Forced busing exemplified the local dictatorship of the Best and the Brightest. There was far more enthusiasm among Boston elites for iron-fisted equalizing than for democracy. Harvard’s Center for Law and Education was co-counsel for the case that spurred Garrity’s power grab. The vast majority of college presidents in the Boston area embraced his takeover of the schools. Professors rushed to enlist in the Brain Trust to centrally micro-manage every classroom. Social scientists moved children around a chess board with the same alacrity that generals choose regiments for suicide charges. At the same time, most of the equalizers made sure their own kids were not pulled into the vortex.

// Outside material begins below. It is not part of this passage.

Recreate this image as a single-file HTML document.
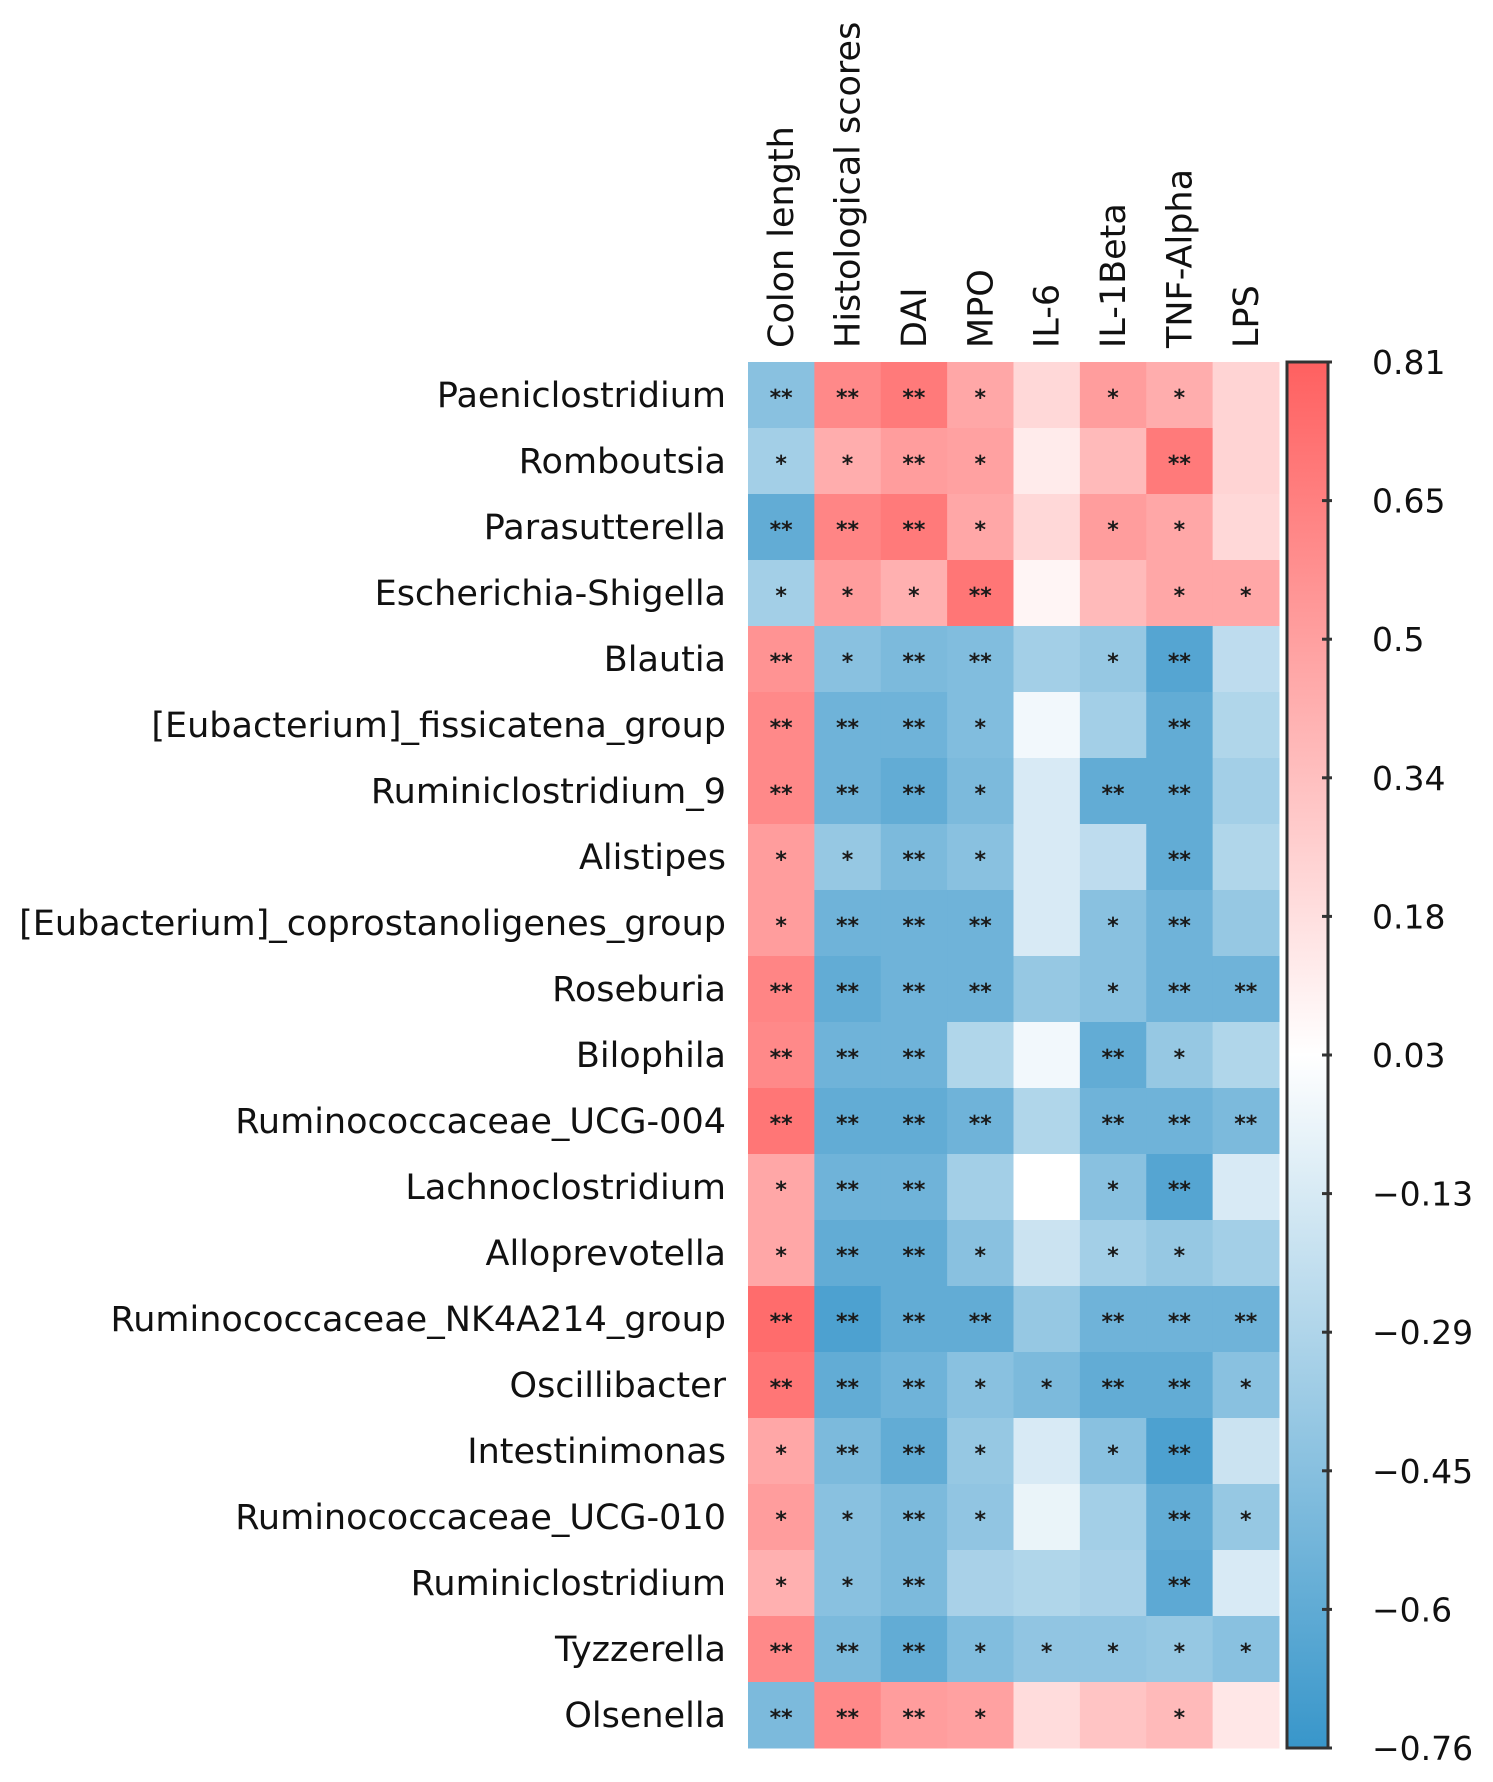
<!DOCTYPE html>
<html><head><meta charset="utf-8"><style>
html,body{margin:0;padding:0;background:#fff;}
svg{display:block;font-family:"DejaVu Sans","Liberation Sans",sans-serif;}
</style></head><body>
<svg id="chart" width="1493" height="1782" viewBox="0 0 1493 1782" xmlns="http://www.w3.org/2000/svg">
<defs>
<linearGradient id="cbgrad" x1="0" y1="1" x2="0" y2="0">
<stop offset="0" stop-color="rgb(56,150,202)"/>
<stop offset="0.5" stop-color="rgb(255,255,255)"/>
<stop offset="1" stop-color="rgb(255,96,96)"/>
</linearGradient>
</defs>
<g id="cells"></g>
<g id="rowlabels"></g>
<g id="collabels"></g>
<g id="colorbar"></g>
</svg>
<script>
const columns = ["Colon length","Histological scores","DAI","MPO","IL-6","IL-1Beta","TNF-Alpha","LPS"];
const rows = ["Paeniclostridium","Romboutsia","Parasutterella","Escherichia-Shigella","Blautia","[Eubacterium]_fissicatena_group","Ruminiclostridium_9","Alistipes","[Eubacterium]_coprostanoligenes_group","Roseburia","Bilophila","Ruminococcaceae_UCG-004","Lachnoclostridium","Alloprevotella","Ruminococcaceae_NK4A214_group","Oscillibacter","Intestinimonas","Ruminococcaceae_UCG-010","Ruminiclostridium","Tyzzerella","Olsenella"];
const values = [
[-0.45,0.60,0.68,0.45,0.20,0.50,0.42,0.22],
[-0.35,0.42,0.50,0.48,0.10,0.35,0.68,0.22],
[-0.60,0.62,0.68,0.45,0.20,0.50,0.45,0.20],
[-0.35,0.50,0.40,0.70,0.05,0.35,0.45,0.45],
[0.55,-0.45,-0.50,-0.48,-0.35,-0.40,-0.65,-0.25],
[0.60,-0.55,-0.55,-0.48,-0.05,-0.35,-0.60,-0.30],
[0.60,-0.55,-0.60,-0.50,-0.15,-0.60,-0.60,-0.35],
[0.50,-0.40,-0.50,-0.45,-0.15,-0.25,-0.60,-0.30],
[0.50,-0.55,-0.55,-0.55,-0.15,-0.45,-0.55,-0.40],
[0.62,-0.60,-0.55,-0.55,-0.40,-0.45,-0.55,-0.55],
[0.60,-0.55,-0.55,-0.30,-0.05,-0.60,-0.40,-0.30],
[0.70,-0.60,-0.60,-0.55,-0.30,-0.55,-0.55,-0.50],
[0.45,-0.55,-0.55,-0.35,0.00,-0.45,-0.65,-0.15],
[0.45,-0.60,-0.60,-0.45,-0.20,-0.35,-0.40,-0.35],
[0.75,-0.68,-0.60,-0.60,-0.40,-0.55,-0.55,-0.55],
[0.70,-0.60,-0.55,-0.45,-0.50,-0.60,-0.60,-0.45],
[0.45,-0.50,-0.60,-0.40,-0.15,-0.45,-0.68,-0.20],
[0.50,-0.45,-0.50,-0.42,-0.08,-0.35,-0.60,-0.40],
[0.40,-0.45,-0.50,-0.33,-0.30,-0.33,-0.62,-0.15],
[0.60,-0.50,-0.60,-0.48,-0.42,-0.42,-0.40,-0.45],
[-0.50,0.60,0.50,0.48,0.18,0.30,0.35,0.12]
];
const stars = [
["**","**","**","*","","*","*",""],
["*","*","**","*","","","**",""],
["**","**","**","*","","*","*",""],
["*","*","*","**","","","*","*"],
["**","*","**","**","","*","**",""],
["**","**","**","*","","","**",""],
["**","**","**","*","","**","**",""],
["*","*","**","*","","","**",""],
["*","**","**","**","","*","**",""],
["**","**","**","**","","*","**","**"],
["**","**","**","","","**","*",""],
["**","**","**","**","","**","**","**"],
["*","**","**","","","*","**",""],
["*","**","**","*","","*","*",""],
["**","**","**","**","","**","**","**"],
["**","**","**","*","*","**","**","*"],
["*","**","**","*","","*","**",""],
["*","*","**","*","","","**","*"],
["*","*","**","","","","**",""],
["**","**","**","*","*","*","*","*"],
["**","**","**","*","","","*",""]
];
const tickLabels = ["0.81","0.65","0.5","0.34","0.18","0.03","\u22120.13","\u22120.29","\u22120.45","\u22120.6","\u22120.76"];
const vmin = -0.76, vmax = 0.81;

const NS = "http://www.w3.org/2000/svg";
const X0 = 748, X1 = 1279, Y0 = 362, Y1 = 1748;
const cw = (X1 - X0) / columns.length, ch = (Y1 - Y0) / rows.length;
const xPos = i => X0 + i * cw;
const yPos = j => Y0 + j * ch;
function color(v){
  if (v >= 0){ const t = Math.min(1, v / vmax);
    return `rgb(255,${Math.round(255 - t*159)},${Math.round(255 - t*159)})`; }
  const t = Math.min(1, v / vmin);
  return `rgb(${Math.round(255 - t*199)},${Math.round(255 - t*105)},${Math.round(255 - t*53)})`;
}
function mk(tag, attrs, parent){ const e = document.createElementNS(NS, tag); for (const k in attrs) e.setAttribute(k, attrs[k]); parent.appendChild(e); return e; }

const cells = document.getElementById('cells');
values.forEach((row, j) => row.forEach((v, i) => {
  const r = mk('rect', {x: xPos(i), y: yPos(j), width: cw + 0.5, height: ch + 0.5, fill: color(v)}, cells);
  
  
  if (stars[j][i]) {
    const t = mk('text', {x: xPos(i) + cw/2, y: yPos(j) + ch/2 + 10, 'text-anchor': 'middle', 'font-size': 22, 'font-weight': 'bold', fill: '#1a1a1a'}, cells);
    t.textContent = stars[j][i];
    
    
  }
}));

const rl = document.getElementById('rowlabels');
rows.forEach((name, j) => {
  const t = mk('text', {x: 726, y: yPos(j) + ch/2 + 12, 'text-anchor': 'end', 'font-size': 35, fill: '#111'}, rl);
  t.textContent = name;
  
  
});

const cl = document.getElementById('collabels');
columns.forEach((name, i) => {
  const cx = xPos(i) + cw/2 + 12;
  const t = mk('text', {x: cx, y: 348, transform: `rotate(-90 ${cx} 348)`, 'text-anchor': 'start', 'font-size': 35, fill: '#111'}, cl);
  t.textContent = name;
  
  
});

const cb = document.getElementById('colorbar');
const CB0 = 1287, CB1 = 1328;
const bar = mk('rect', {x: CB0, y: Y0, width: CB1 - CB0, height: Y1 - Y0, fill: 'url(#cbgrad)', stroke: '#333', 'stroke-width': 3}, cb);


tickLabels.forEach((lab, k) => {
  const y = Y0 + k * (Y1 - Y0) / (tickLabels.length - 1);
  const tk = mk('line', {x1: CB1 - 6, x2: CB1 + 4, y1: y, y2: y, stroke: '#333', 'stroke-width': 3}, cb);
  
  
  const t = mk('text', {x: 1372, y: y + 12, 'font-size': 33, fill: '#111'}, cb);
  t.textContent = lab;
  
  
});
</script>
</body></html>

In the coming years Boston’s forced busing would be a prototype for more government interventions across the land. There is little recognition among much of the political elite of the havoc that has been inflicted in the name of equality in many areas of modern life. Obama’s inaugural theme, for instance, spurred jubilation among liberals. The Washington Post headlined its report on Obama’s speech, “Obama Calls for Greater Equality for All.”
Unlike Obama, the Founding Fathers would never have placed equality at the pinnacle of rights — especially since they recognized how its pursuit could unleash rulers. This was a common saying in 18th-century America: “The restraint of government is the true liberty and freedom of the people.” But in Obama’s vision, freedom arises after government extends its domain deeper into people’s lives. He declared, “We do not believe that in this country, freedom is reserved for the lucky, or happiness for the few…. The commitments we make to each other — through Medicare, and Medicaid, and Social Security — these things do not sap our initiative; they strengthen us.” Obama’s rhetoric rings hollow to anyone who has ever filled out federal income-tax forms or been forced to pay a 15 percent “self-employment tax” for Social Security. Social Security and Medicare have vastly increased citizens’ dependency on their rulers and on arbitrary decrees by Congress and federal
administrators.
Social Security was supposedly launched to ensure that old folks had a basic minimum. As time went on, politicians and bureaucrats found one pretext after another to extend their control to more of people’s lives. But paternalism is the antithesis of equality, as it assumes that some are so capable and others are so incompetent that the former must commandeer the latter.
Obama believes that equality provides him the ultimate political trump card. But differences among people’s circumstances do not entitle politicians to take over their lives. Coercing people to make them unequal would be as much a violation of their liberty as coercing them to make them equal. If people are to be free, they must be free to be unequal. To insist that all use their freedom in an equal manner inevitably destroys that freedom.
Equality is the great red herring of our time. Few people actually desire equality, yet it is the standard for measuring almost every moral, political, and economic proposal. In almost all cases, the goal is not equality, but a different arrangement of inequalities. As long as society is divided into the equalizers and the equalized, there will be no equality.